== Directive ==
Write out, exactly and only, the lines that run from the top of the records to the line with "import * as". Include both ends; exclude pictures.

── Entries

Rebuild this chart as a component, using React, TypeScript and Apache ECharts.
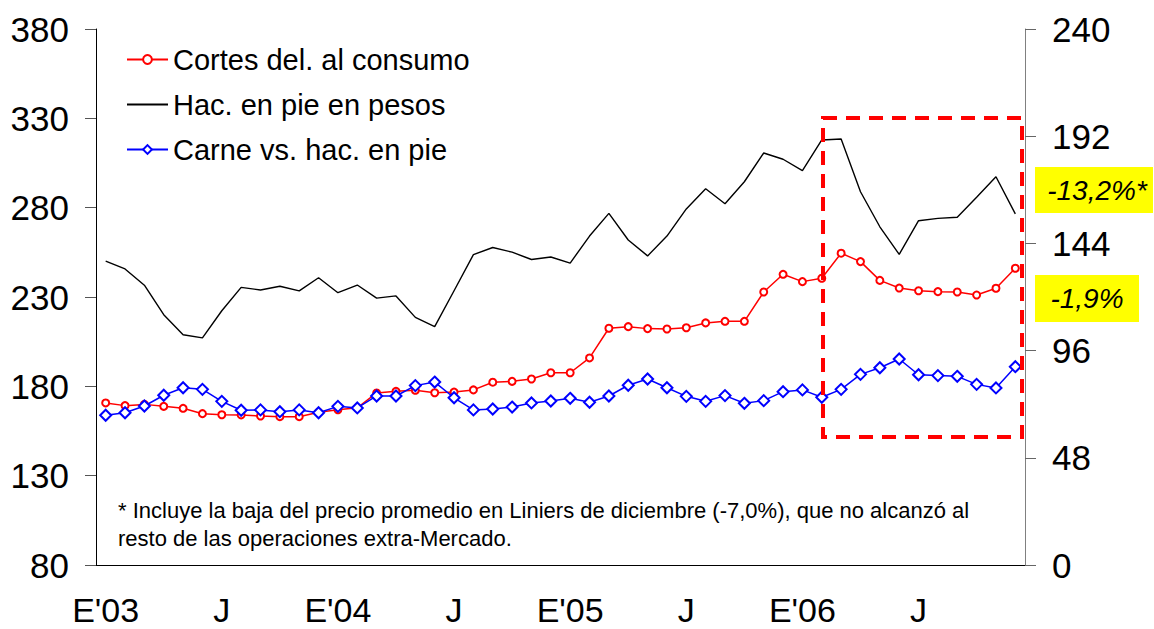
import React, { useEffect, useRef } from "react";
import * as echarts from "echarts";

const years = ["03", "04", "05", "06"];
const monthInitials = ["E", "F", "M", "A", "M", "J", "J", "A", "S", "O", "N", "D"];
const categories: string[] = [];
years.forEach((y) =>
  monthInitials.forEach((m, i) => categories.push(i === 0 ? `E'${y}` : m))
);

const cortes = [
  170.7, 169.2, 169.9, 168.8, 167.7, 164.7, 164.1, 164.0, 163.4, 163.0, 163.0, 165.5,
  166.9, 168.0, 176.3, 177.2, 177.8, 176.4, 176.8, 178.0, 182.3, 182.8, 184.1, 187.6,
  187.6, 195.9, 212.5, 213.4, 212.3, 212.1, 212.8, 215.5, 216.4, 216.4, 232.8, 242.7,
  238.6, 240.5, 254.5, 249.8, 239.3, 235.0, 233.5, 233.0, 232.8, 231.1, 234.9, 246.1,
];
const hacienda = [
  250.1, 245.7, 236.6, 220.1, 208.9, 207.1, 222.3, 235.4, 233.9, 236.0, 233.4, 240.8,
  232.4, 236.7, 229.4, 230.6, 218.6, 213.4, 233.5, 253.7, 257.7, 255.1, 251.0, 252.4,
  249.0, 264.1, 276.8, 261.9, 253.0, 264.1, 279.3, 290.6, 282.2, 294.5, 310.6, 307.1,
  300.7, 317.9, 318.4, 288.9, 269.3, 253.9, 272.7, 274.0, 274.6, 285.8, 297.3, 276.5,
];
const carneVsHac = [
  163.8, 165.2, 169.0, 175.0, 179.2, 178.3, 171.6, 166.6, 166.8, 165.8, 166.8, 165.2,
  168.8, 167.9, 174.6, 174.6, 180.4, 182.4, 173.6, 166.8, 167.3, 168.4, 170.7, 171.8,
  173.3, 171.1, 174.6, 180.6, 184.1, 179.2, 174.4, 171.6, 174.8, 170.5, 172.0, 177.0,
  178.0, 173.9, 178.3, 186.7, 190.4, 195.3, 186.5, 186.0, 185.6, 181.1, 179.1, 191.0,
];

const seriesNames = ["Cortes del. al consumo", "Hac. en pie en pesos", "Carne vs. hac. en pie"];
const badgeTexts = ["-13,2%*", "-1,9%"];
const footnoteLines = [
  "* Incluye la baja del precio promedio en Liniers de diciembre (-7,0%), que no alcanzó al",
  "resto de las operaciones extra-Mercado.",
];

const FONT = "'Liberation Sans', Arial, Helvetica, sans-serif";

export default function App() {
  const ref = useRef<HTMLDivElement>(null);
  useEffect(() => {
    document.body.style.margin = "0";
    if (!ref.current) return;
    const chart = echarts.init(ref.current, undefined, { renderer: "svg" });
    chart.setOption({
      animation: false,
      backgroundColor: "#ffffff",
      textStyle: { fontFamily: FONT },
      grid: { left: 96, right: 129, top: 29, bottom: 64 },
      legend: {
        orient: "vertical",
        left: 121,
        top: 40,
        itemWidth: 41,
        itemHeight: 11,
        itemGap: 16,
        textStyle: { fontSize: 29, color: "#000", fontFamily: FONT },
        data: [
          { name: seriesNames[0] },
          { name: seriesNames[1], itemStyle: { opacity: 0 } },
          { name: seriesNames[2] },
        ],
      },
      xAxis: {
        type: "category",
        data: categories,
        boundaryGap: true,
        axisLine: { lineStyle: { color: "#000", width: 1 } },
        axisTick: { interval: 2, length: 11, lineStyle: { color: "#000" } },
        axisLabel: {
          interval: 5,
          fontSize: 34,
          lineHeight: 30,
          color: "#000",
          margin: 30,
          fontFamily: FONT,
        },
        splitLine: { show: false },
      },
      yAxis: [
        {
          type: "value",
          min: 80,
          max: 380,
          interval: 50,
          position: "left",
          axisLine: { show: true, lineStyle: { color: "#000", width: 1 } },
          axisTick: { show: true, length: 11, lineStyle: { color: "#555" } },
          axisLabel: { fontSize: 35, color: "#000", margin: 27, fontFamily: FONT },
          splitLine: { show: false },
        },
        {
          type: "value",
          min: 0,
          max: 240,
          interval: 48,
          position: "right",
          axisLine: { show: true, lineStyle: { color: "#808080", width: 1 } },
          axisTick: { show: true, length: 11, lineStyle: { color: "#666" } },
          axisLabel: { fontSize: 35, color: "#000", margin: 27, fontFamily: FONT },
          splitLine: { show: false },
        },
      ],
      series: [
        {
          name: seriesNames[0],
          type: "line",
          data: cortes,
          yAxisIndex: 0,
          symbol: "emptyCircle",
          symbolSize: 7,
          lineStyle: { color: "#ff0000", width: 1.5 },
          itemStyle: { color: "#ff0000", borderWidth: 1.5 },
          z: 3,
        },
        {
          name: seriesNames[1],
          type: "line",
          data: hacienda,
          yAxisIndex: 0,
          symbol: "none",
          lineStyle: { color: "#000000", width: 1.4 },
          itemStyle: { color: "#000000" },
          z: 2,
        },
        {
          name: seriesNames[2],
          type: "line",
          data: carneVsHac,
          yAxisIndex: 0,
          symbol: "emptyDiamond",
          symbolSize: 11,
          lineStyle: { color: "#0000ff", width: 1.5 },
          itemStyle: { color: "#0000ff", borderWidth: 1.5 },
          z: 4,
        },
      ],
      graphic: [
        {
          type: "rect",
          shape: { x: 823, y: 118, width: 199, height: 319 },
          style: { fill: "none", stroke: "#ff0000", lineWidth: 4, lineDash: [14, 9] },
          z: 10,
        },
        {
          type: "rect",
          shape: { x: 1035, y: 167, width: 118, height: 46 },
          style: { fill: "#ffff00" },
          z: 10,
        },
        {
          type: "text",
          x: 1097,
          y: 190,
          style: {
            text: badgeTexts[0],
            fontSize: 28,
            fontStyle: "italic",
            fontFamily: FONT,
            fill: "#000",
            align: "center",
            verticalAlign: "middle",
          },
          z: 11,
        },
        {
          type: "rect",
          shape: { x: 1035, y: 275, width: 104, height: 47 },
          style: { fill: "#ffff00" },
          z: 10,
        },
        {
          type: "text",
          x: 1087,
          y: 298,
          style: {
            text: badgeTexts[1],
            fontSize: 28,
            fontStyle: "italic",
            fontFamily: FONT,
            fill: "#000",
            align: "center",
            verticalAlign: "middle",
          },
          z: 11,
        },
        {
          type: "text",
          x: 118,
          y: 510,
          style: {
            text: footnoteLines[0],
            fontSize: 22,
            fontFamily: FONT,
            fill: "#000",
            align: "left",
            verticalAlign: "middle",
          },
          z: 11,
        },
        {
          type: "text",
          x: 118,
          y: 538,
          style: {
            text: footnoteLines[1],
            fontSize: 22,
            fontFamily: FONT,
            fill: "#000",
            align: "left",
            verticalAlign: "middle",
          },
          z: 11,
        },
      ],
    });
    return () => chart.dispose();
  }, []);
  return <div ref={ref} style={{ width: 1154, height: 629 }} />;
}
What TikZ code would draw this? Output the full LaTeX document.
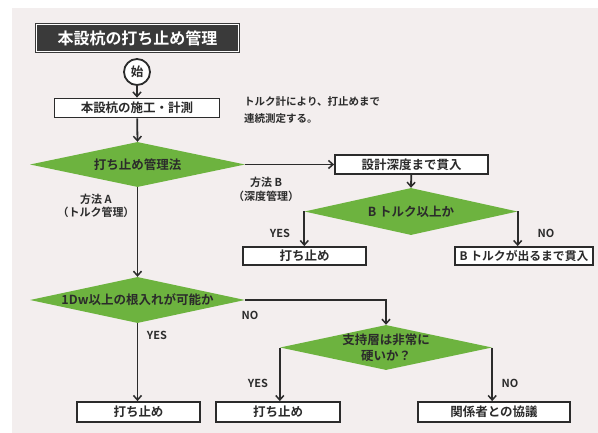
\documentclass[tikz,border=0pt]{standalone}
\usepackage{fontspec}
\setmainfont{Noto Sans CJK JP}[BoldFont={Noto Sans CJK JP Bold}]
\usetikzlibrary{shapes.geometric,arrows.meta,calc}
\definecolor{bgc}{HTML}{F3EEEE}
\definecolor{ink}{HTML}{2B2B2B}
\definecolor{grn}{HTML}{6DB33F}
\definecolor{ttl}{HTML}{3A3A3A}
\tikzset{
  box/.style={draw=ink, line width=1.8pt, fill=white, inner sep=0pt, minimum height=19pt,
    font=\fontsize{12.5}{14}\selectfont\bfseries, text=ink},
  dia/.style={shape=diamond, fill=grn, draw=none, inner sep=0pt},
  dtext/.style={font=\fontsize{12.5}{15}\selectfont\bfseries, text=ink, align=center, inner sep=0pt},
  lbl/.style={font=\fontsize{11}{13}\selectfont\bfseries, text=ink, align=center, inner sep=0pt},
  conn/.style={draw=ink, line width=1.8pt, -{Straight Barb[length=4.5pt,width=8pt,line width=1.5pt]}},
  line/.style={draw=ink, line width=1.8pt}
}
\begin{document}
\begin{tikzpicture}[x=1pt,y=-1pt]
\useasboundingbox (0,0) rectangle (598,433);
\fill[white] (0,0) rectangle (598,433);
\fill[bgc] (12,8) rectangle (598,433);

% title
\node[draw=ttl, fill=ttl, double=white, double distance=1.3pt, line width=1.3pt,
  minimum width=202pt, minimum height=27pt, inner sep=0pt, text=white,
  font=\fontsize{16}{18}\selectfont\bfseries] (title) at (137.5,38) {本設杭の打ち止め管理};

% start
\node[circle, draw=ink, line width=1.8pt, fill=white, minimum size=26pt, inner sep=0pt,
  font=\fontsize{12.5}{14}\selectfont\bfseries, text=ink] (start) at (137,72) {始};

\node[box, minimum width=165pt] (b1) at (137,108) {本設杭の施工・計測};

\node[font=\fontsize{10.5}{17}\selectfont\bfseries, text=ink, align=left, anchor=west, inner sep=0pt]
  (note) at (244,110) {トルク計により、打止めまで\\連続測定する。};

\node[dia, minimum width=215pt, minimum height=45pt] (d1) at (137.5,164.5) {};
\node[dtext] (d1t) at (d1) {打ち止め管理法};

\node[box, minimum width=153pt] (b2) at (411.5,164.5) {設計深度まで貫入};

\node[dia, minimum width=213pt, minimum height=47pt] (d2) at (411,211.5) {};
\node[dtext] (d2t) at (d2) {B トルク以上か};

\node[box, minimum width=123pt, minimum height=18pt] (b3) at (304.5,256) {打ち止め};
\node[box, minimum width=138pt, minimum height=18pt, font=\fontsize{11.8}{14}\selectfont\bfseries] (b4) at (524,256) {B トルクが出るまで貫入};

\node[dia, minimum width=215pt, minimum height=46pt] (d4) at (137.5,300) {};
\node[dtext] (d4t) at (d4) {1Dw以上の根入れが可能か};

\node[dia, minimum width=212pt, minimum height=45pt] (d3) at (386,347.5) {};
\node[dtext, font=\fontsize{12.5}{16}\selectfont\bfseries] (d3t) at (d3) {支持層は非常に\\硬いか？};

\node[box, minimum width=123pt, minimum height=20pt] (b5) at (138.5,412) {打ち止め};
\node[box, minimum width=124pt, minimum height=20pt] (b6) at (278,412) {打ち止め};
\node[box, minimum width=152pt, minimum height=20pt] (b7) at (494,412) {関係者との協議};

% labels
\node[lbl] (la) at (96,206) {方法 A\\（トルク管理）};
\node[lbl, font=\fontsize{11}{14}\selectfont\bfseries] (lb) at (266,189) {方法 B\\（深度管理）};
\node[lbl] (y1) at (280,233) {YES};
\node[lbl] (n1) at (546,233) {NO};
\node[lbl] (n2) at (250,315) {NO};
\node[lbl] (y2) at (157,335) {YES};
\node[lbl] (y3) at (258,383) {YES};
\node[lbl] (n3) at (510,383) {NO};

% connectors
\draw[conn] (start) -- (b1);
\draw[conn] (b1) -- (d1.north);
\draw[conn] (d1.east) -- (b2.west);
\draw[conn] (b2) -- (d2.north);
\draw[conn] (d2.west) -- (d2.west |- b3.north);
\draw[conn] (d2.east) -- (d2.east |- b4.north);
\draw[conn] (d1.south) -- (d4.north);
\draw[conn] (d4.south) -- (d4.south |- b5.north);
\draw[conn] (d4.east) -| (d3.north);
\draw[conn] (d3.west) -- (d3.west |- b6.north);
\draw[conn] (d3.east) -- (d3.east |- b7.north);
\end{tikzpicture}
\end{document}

────

== The answer ==
Rebuild this chart as a component, using React, TypeScript and Apache ECharts.
import React, { useEffect, useRef } from "react";
import * as echarts from "echarts";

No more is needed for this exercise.